Calling on influences from Krautrock (experimental rock from 1960s and 70s West Germany) to Bossa Nova and 60s lounge music, the band’s sound evolved over the course of ten studio albums. They brought something different to the indie scene with lyrics that ranged from quirky to informative. In particular, Laetitia’s songwriting has been influenced by the French philosophical movement of the Situationists, but Stereolab’s music was also imbued with a certain playful levity, i.e. their fourth album Emperor Tomato Ketchup. Their tunes have been sampled by a number of artists (such as Tyler, The Creator and J Dilla), and inspired other contemporaries like Pavement and Sonic Youth.  

Sadier continued with the politically motivated references when she embarked on a solo musical adventure back in the late 90s, christening herself Monade. Her first solo album under this name Socialisme ou Barbarie: The Bedroom Recordings, was a nod to the French radical libertarian group of the same name. On Saturday, Saider had the audience swooning after performing the first track off the album, looping dreamy French verses while she took a moment of pause to showcase her trombone skills. 

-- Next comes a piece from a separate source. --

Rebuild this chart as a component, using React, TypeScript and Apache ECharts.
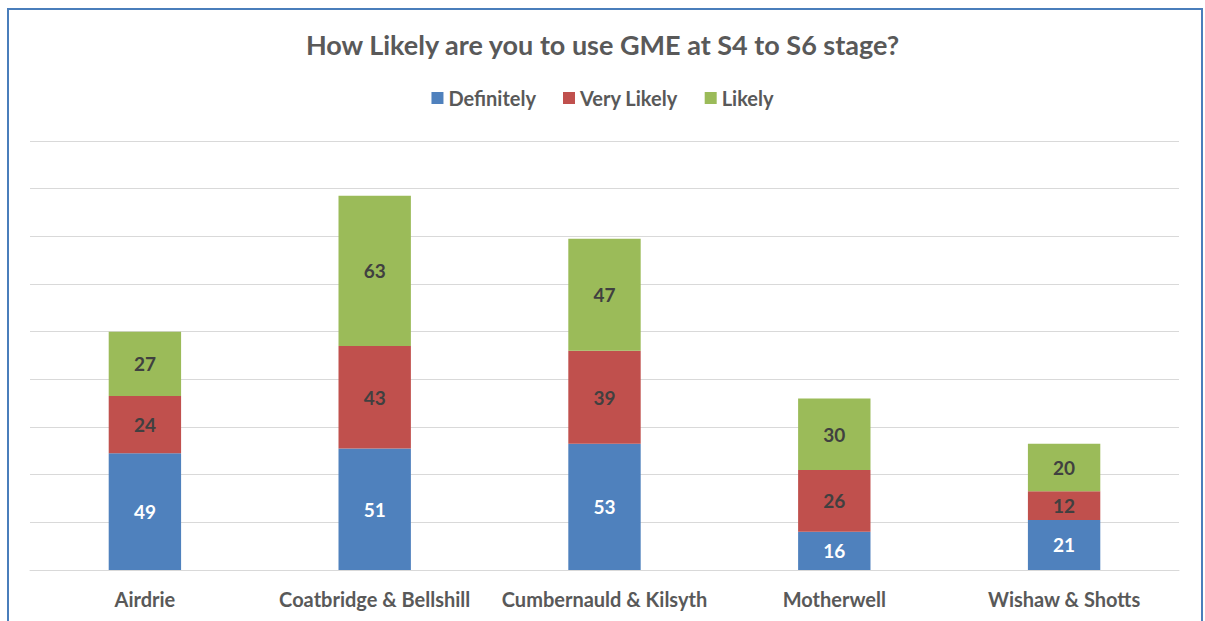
import React, { useEffect, useRef } from "react";
import * as echarts from "echarts";

const categories = ["Airdrie", "Coatbridge & Bellshill", "Cumbernauld & Kilsyth", "Motherwell", "Wishaw & Shotts"];
const definitely = [49, 51, 53, 16, 21];
const veryLikely = [24, 43, 39, 26, 12];
const likely = [27, 63, 47, 30, 20];

const FONT = "Lato, 'Open Sans', sans-serif";

export default function App() {
  const ref = useRef<HTMLDivElement>(null);
  useEffect(() => {
    if (!ref.current) return;
    const chart = echarts.init(ref.current, undefined, { renderer: "svg" });
    const labelDark = { show: true, position: "inside", fontFamily: FONT, fontWeight: "bold", fontSize: 19, color: "#404040" };
    chart.setOption({
      animation: false,
      backgroundColor: "#ffffff",
      title: {
        text: "How Likely are you to use GME at S4 to S6 stage?",
        left: "center",
        top: 26,
        textStyle: { fontFamily: FONT, fontWeight: "bold", fontSize: 27, color: "#595959" },
      },
      legend: {
        top: 83,
        left: "center",
        itemWidth: 12,
        itemHeight: 12,
        itemGap: 27,
        icon: "rect",
        textStyle: { fontFamily: FONT, fontWeight: "bold", fontSize: 20, color: "#595959" },
        data: ["Definitely", "Very Likely", "Likely"],
      },
      graphic: [
        {
          type: "rect",
          shape: { x: 8, y: 9, width: 1194, height: 640 },
          style: { fill: "none", stroke: "#4a7ebb", lineWidth: 2 },
          silent: true,
        },
      ],
      grid: { left: 30, right: 26, top: 141, height: 429 },
      xAxis: {
        type: "category",
        data: categories,
        axisLine: { lineStyle: { color: "#d9d9d9" } },
        axisTick: { show: false },
        axisLabel: { interval: 0, hideOverlap: false, fontFamily: FONT, fontWeight: "bold", fontSize: 20, color: "#595959", margin: 19 },
      },
      yAxis: {
        type: "value",
        min: 0,
        max: 180,
        interval: 20,
        axisLabel: { show: false },
        axisLine: { show: false },
        axisTick: { show: false },
        splitLine: { lineStyle: { color: "#d9d9d9" } },
      },
      series: [
        {
          name: "Definitely",
          type: "bar",
          stack: "total",
          barWidth: "31.5%",
          data: definitely,
          itemStyle: { color: "#4f81bd" },
          label: { ...labelDark, color: "#ffffff" },
        },
        {
          name: "Very Likely",
          type: "bar",
          stack: "total",
          data: veryLikely,
          itemStyle: { color: "#c0504d" },
          label: labelDark,
        },
        {
          name: "Likely",
          type: "bar",
          stack: "total",
          data: likely,
          itemStyle: { color: "#9bbb59" },
          label: labelDark,
        },
      ],
    });
    return () => chart.dispose();
  }, []);
  return <div ref={ref} style={{ position: "fixed", left: 0, top: 0, width: 1205, height: 621 }} />;
}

Since performing under her own name, Sadier has released a number of albums that expand on her previous ideas about society and politics. In her latest album, Rooting for Love, Sadier doesn’t miss the chance to imbue her lyrics with a message. Sung in both French and English the songs indicate a sort of holistic yearning. The first track “Who + What” expresses longing to move past the confines of cerebral existence, she sings “thinking with whole body, understanding who and what we can be.” “The Inner Smile” is an ode to organs, a song of gratitude, she implores the audience to “Smile at the parts you’re aware of and those you’re not.” 

Laetitia in her 30-year career has gone to lyrical places where most people in the mainstream don’t venture, from Marxism to organ appreciation, showing an activist’s approach to music. I left the venue with a sense of appreciation for Laetitia’s honesty in both her stage presence and lyrics. And as per her instructions in “The Inner Smile,” I have been working on a more appreciative relationship with my spleen.

“Conjugate with the earth beneath… sit and smile today, smile, smile at your spleen, inundate it with light and be serene… Feel your organs smiling back.”